Questa ideologia - che Žižek definirebbe cinica - viene tutta fuori nella celebrazione estetica. Il film è una specie di elogio dell'arte americana: da Newman alle copertine di fantascienza, dall'estetica tondeggiante delle macchine americane al trionfo pop dei juke box anni '50. La tipica architettura retrofuturista dei caffè con la ciambella sopra, l'immenso expò in stile disneyano. La pop art e i quadri di avanguardia astratti (ricordiamoci che una teoria, piuttosto realistica, sostiene che la scelta da parte delle istituzioni americane di sovvenzionare l'arte astratta, da Rothko a Pollock, avesse la finalità non tanto nascosta di tenere lontano gli occhi americani e europei dal realismo socialista. Ogni volta che ci diciamo che Pollock si fotte Guttuso, perché è indubbio che se lo fotta, pensiamo bene alle implicazioni di questo pensiero). Le Harley Davidson e le copertine di Rolling Stone, di Wired e di Times come vetrine della celebrazione di Tony Stark. Nessun criterio di valutazione estetica è presente nel film che non faccia parte del retaggio estetico-artistico americano. Iron Man 2 è una storia di eredità, che sembra dirci che l'unica discendenza giusta è quella americana. Attenzione, simpatia a parte, siamo del tutto così a nostro agio nel dirci che il quadro simbolico-narrativo con il quale confrontarci sia quello creato da un tizio con i baffi di nome Stan Lee?
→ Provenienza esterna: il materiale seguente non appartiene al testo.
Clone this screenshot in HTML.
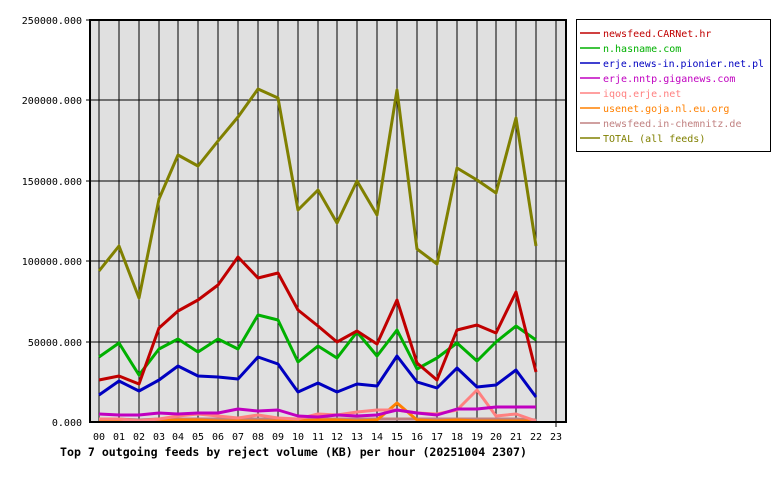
<!DOCTYPE html>
<html><head><style>body{margin:0;background:#fff}svg{display:block}text{font-family:"DejaVu Sans Mono","Liberation Mono",monospace;font-size:10px}</style></head><body>
<svg width="780" height="480" xmlns="http://www.w3.org/2000/svg">
<rect x="90" y="20" width="476" height="402" fill="#e0e0e0"/>
<g stroke="#000" stroke-width="1">
<line x1="99" y1="20" x2="99" y2="422"/><line x1="119" y1="20" x2="119" y2="422"/><line x1="139" y1="20" x2="139" y2="422"/><line x1="159" y1="20" x2="159" y2="422"/><line x1="178" y1="20" x2="178" y2="422"/><line x1="198" y1="20" x2="198" y2="422"/><line x1="218" y1="20" x2="218" y2="422"/><line x1="238" y1="20" x2="238" y2="422"/><line x1="258" y1="20" x2="258" y2="422"/><line x1="278" y1="20" x2="278" y2="422"/><line x1="298" y1="20" x2="298" y2="422"/><line x1="318" y1="20" x2="318" y2="422"/><line x1="337" y1="20" x2="337" y2="422"/><line x1="357" y1="20" x2="357" y2="422"/><line x1="377" y1="20" x2="377" y2="422"/><line x1="397" y1="20" x2="397" y2="422"/><line x1="417" y1="20" x2="417" y2="422"/><line x1="437" y1="20" x2="437" y2="422"/><line x1="457" y1="20" x2="457" y2="422"/><line x1="477" y1="20" x2="477" y2="422"/><line x1="496" y1="20" x2="496" y2="422"/><line x1="516" y1="20" x2="516" y2="422"/><line x1="536" y1="20" x2="536" y2="422"/><line x1="556" y1="20" x2="556" y2="427"/>
<line x1="86" y1="20" x2="566" y2="20"/><line x1="86" y1="100" x2="566" y2="100"/><line x1="86" y1="181" x2="566" y2="181"/><line x1="86" y1="261" x2="566" y2="261"/><line x1="86" y1="342" x2="566" y2="342"/>
</g>
<g fill="none" stroke-width="3" stroke-linejoin="round">
<polyline stroke="#c08080" points="99,419 119,419 139,420 159,419 178,419 198,419 218,419 238,419 258,419 278,419 298,419 318,419 337,419 357,419 377,419 397,419 417,419 437,419 457,419 477,419 496,419 516,419 536,420"/>
<polyline stroke="#ff8000" points="99,421 119,421 139,421 159,421 178,420 198,420 218,421 238,421 258,421 278,421 298,421 318,420 337,420 357,421 377,420 397,403 417,420 437,421 457,420 477,421 496,421 516,421 536,421"/>
<polyline stroke="#ff8080" points="99,419 119,419 139,421 159,419 178,416 198,414 218,416 238,418 258,415 278,418 298,419 318,414 337,415 357,412 377,410 397,410 417,413 437,414 457,410 477,390 496,416 516,414 536,421"/>
<polyline stroke="#c000c0" points="99,414 119,415 139,415 159,413 178,414 198,413 218,413 238,409 258,411 278,410 298,416 318,417 337,415 357,416 377,415 397,410 417,413 437,415 457,409 477,409 496,407 516,407 536,407"/>
<polyline stroke="#0000c0" points="99,395 119,381 139,391 159,380 178,366 198,376 218,377 238,379 258,357 278,364 298,392 318,383 337,392 357,384 377,386 397,356 417,382 437,388 457,368 477,387 496,385 516,370 536,397"/>
<polyline stroke="#00b000" points="99,357 119,343 139,375 159,349 178,339 198,352 218,339 238,349 258,315 278,320 298,362 318,346 337,358 357,332 377,356 397,330 417,369 437,358 457,343 477,361 496,342 516,326 536,340"/>
<polyline stroke="#c00000" points="99,380 119,376 139,384 159,328 178,311 198,300 218,285 238,257 258,278 278,273 298,310 318,326 337,342 357,331 377,344 397,300 417,363 437,380 457,330 477,325 496,333 516,292 536,372"/>
<polyline stroke="#808000" points="99,271 119,246 139,298 159,199 178,155 198,166 218,141 238,117 258,89 278,98 298,210 318,190 337,223 357,181 377,215 397,90 417,249 437,264 457,168 477,180 496,193 516,118 536,246"/>
</g>
<rect x="90" y="20" width="476" height="402" fill="none" stroke="#000" stroke-width="2"/>
<g text-anchor="end" style="font-size:10.5px"><text x="82" y="24">250000.000</text><text x="82" y="104">200000.000</text><text x="82" y="185">150000.000</text><text x="82" y="265">100000.000</text><text x="82" y="346">50000.000</text><text x="82" y="426">0.000</text></g>
<g text-anchor="middle" style="font-size:11px"><text x="99" y="440">00</text><text x="119" y="440">01</text><text x="139" y="440">02</text><text x="159" y="440">03</text><text x="178" y="440">04</text><text x="198" y="440">05</text><text x="218" y="440">06</text><text x="238" y="440">07</text><text x="258" y="440">08</text><text x="278" y="440">09</text><text x="298" y="440">10</text><text x="318" y="440">11</text><text x="337" y="440">12</text><text x="357" y="440">13</text><text x="377" y="440">14</text><text x="397" y="440">15</text><text x="417" y="440">16</text><text x="437" y="440">17</text><text x="457" y="440">18</text><text x="477" y="440">19</text><text x="496" y="440">20</text><text x="516" y="440">21</text><text x="536" y="440">22</text><text x="556" y="440">23</text></g>
<text x="60" y="456" font-weight="bold" style="font-size:11.5px" textLength="467" lengthAdjust="spacingAndGlyphs">Top 7 outgoing feeds by reject volume (KB) per hour (20251004 2307)</text>
<rect x="576.5" y="19.5" width="194" height="132" fill="#fff" stroke="#000"/>
<g stroke-width="1.5" style="font-size:10.5px">
<line x1="580" y1="33" x2="600" y2="33" stroke="#c00000"/><text x="603" y="37" fill="#c00000">newsfeed.CARNet.hr</text>
<line x1="580" y1="48" x2="600" y2="48" stroke="#00b000"/><text x="603" y="52" fill="#00b000">n.hasname.com</text>
<line x1="580" y1="63" x2="600" y2="63" stroke="#0000c0"/><text x="603" y="67" fill="#0000c0" textLength="161" lengthAdjust="spacingAndGlyphs">erje.news-in.pionier.net.pl</text>
<line x1="580" y1="78" x2="600" y2="78" stroke="#c000c0"/><text x="603" y="82" fill="#c000c0">erje.nntp.giganews.com</text>
<line x1="580" y1="93" x2="600" y2="93" stroke="#ff8080"/><text x="603" y="97" fill="#ff8080">iqoq.erje.net</text>
<line x1="580" y1="108" x2="600" y2="108" stroke="#ff8000"/><text x="603" y="112" fill="#ff8000">usenet.goja.nl.eu.org</text>
<line x1="580" y1="123" x2="600" y2="123" stroke="#c08080"/><text x="603" y="127" fill="#c08080">newsfeed.in-chemnitz.de</text>
<line x1="580" y1="138" x2="600" y2="138" stroke="#808000"/><text x="603" y="142" fill="#808000">TOTAL (all feeds)</text>
</g>
</svg>
</body></html>
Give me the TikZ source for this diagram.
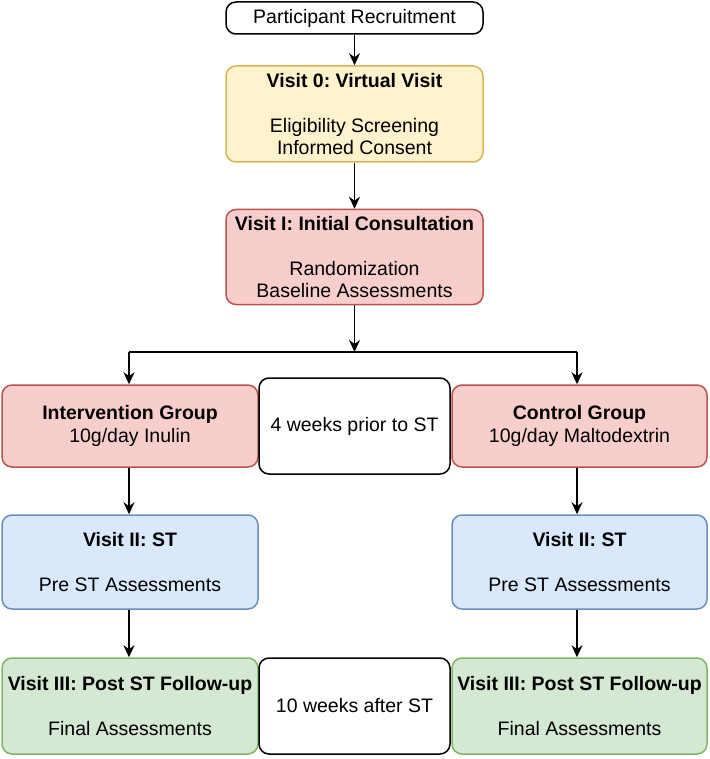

A un certo punto c'è una battuta sull'Ulisse di Joyce, pronunciata dall'alter ego volgare di Stark. Io vorrei dire che la posta in gioco di questo film è una specie di distruzione del modernismo e delle avanguardie europee e russe da parte del modernismo pop e del postmodernismo americano. Stan Lee contro Joyce; l'estetica anni '50 contro il Romanzo Russo. Oppure, per non fare troppo lo snob europeo, Bill Gates (e Steve Jobs) contro il Grande Gatsby. Come dire che Vanko sarebbe stato bene in Moby Dick o in Dostoevskij, mentre Stark sta benissimo in un fumetto Marvel. Ma solo lì dentro. E non è un caso, forse, che molta arte contemporanea, oggi, quella che rifiuta la logica del pop e del kitsch a tutti i costi, quella che non sembra fatta per finire in un articolo di Rolling Stone o di XL, sembri venire fuori più dalla catapecchia fiocamente illuminata di Ivan Vanko che quella versione i-techonologica di Xanadu che è villa Stark.